Remember the stranded sailor’s lament, "Water, water everywhere and not a drop to drink!" Well, it is the predicted death cry of two-thirds of the world’s population in 2025, who will live in countries with moderate or severe water shortages according to Development and Peace, an international development agency of the Canadian Catholic Church. Yes, it is true: the water that quenches your thirst, bathes you, and provides you with life is all limited.

Bottled water has become a multibillion dollar industry, despite the fact that access to drinking water is a right. For those potential entrepreneurs, how about focusing your attention to bottled air? After all, air pollution is rapidly growing, especially as the developing world joins the consumer-driven global economy.

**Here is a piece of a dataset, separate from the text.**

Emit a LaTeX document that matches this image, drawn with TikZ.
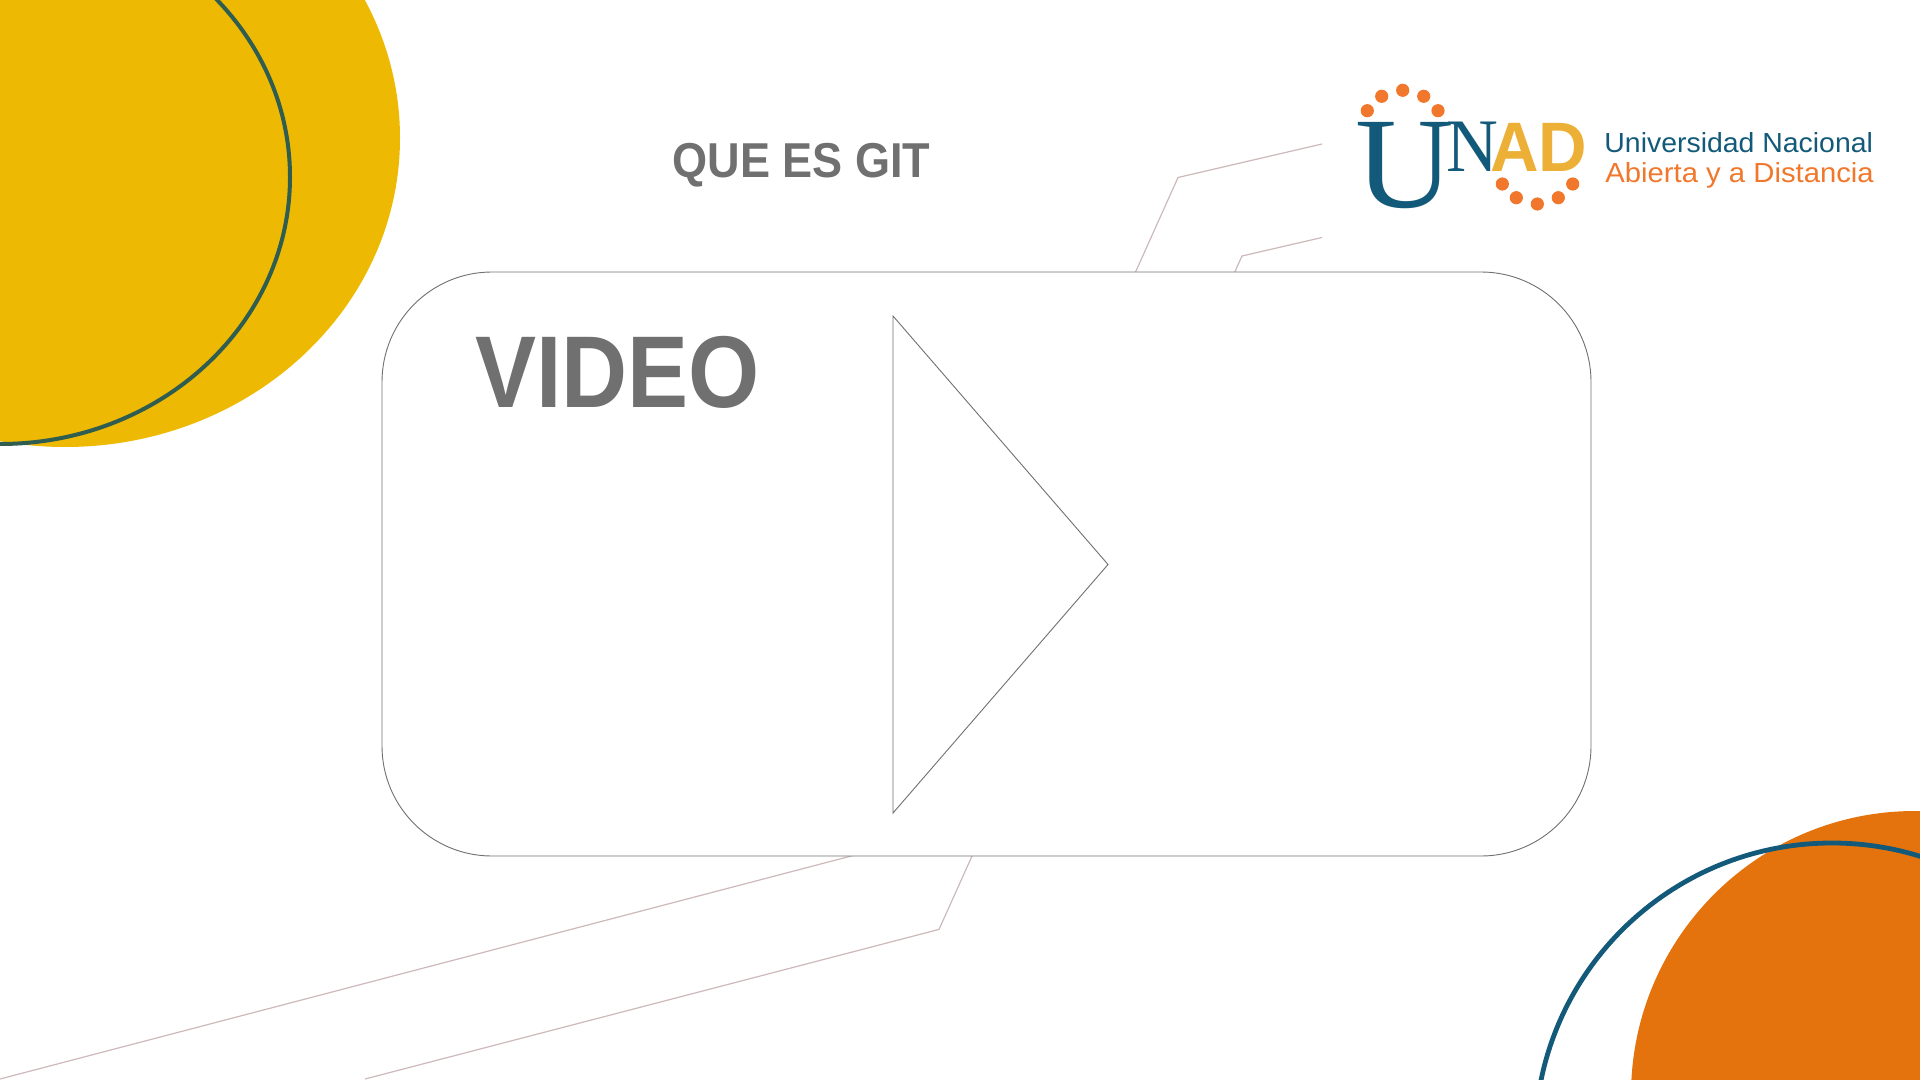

Scientists, health care organizations, city planners, environmental groups, and still others have long recognized these issues, and now it is our to turn back and adopt the 70’s flower power and optimistic attitude.

It is not time to crawl in a hole and die, but rather to dig up a hole and plant a seed. Really, the solutions are ‘no-brainers.’ Just use less and recycle more. Take the bus more often to school, turn off the water tap while brushing your teeth, and conserve electricity. Perhaps you can participate more in campaigns that aim for fundamental policy shifts that support efficiency and discourage waste. Remember, in order for the earth to support us, we have to support it first.

And yet it is Janet Jackson’s right boob that gets the publicity, becoming the most searched event ever in the history of the Internet. Is it just me, or are the sheep running in the opposite direction? All this leaves me with the somber afterthought that perhaps doomsday is closer than we think.

Before our joy ride to eternal damnation is over, I am going to jump into a big SUV and try to enjoy the ride.